Garbage collection monitoring is largely concerned with gen2 memory, where longer-lived objects are allocated. The length of application pauses for compacting garbage collection of this generation should be monitored using the Kurrent Grafana Dashboard. Steadily increasing durations may eventually cause a leader election as the database will be unresponsive to heartbeats during compacting garbage collections. Monitor this metric to be below the configured Heartbeat Timeout value (default is 10 seconds, so for most customers, 8 seconds should be appropriate)

To mitigate the impact of compacting garbage collection, KurrentDB 25.1 and above automatically uses the ServerGC algorithm. If you are using a version of KurrentDB below 25.1, it can be enabled with the following environment variables:

DOTNET_gcServer set to 1
DOTNET_GCHeapHardLimitPercent set to 3C (which is 60 in HEX)

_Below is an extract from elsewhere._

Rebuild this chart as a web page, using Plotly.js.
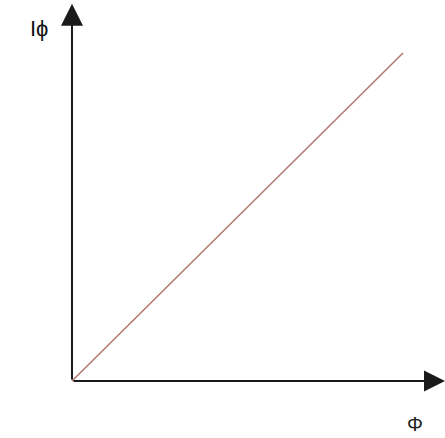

On startup, KurrentDB will log that it is using ServerGC:

[64940, 1,07:15:04.489,INF] EventStore                     GC:                       3 GENERATIONS IsServerGC: True Latency Mode: Interactive

CPU Utilization

To avoid thrashing, monitor sustained CPU utilization remains below 80%. This can be done at the operating system level, or on the Kurrent Grafana Dashboard

Disk Utilization

Kurrent recommends that organizations configure separate disk locations for logs, data, and indexes to avoid one impacting the other. Monitoring of these spaces should be at the operating system level. Ensure that log and data disk utilizations are under 90%. Index disk utilization should be under 40%, as additional disk space is required when performing index merges

Projection Progress

Organizations should monitor the Kurrent Grafana Dashboard to ensure that the Projection Progress is close to or at 100% for each projection. This ensures that projections are not falling behind, and keeping pace with appends to the database

If your Projection Progress is decreasing, contact Kurrent Support for analysis and recommendations to mitigate

NOTE: On large databases, this metric could show as 100% but still in fact be far behind due to the number of significant digits when dividing large numbers

Stopped Projections

Stopped projections do not execute, and should be monitored to ensure all components of your database are operational. Use the Kurrent Grafana Dashboard to see which projections are stopped, investigate the cause, and resolve

Persistent Subscription Lag

To ensure timely delivery of events to subscribers, we monitor Persistent Subscription Lag through the Kurrent Grafana Dashboard. Persistent Subscription Lag should be as close to 0 as possible to ensure that persistent subscriptions are caught up and checkpointed

Queue Times

Queue Times tell an organization how long an item is waiting to be processed. There are several queues, including Reader, Worker, Projection, Subscription, and more. Queue times should be monitored using the Kurrent Grafana Dashboard, ideally maintaining steady queue times with no large spikes or upward trend

If your queue times are increasing, it may be a sign that your hardware is undersized

Cache Hit Ratio

KurrentDB maintains internal caches of stream names to speed up reads and writes. Use the Kurrent Grafana Dashboard to monitor Cache Hit Ratio, and aim for a value of 80% or above to ensure the right stream pointers are kept in memory for streams currently being read / written

If your Cache Hit Ratio is below 80%, or declining, consider increasing the StreamInfoCacheCapacity configuration parameter to keep more streams in memory. Be aware that this can increase memory usage and GC pauses.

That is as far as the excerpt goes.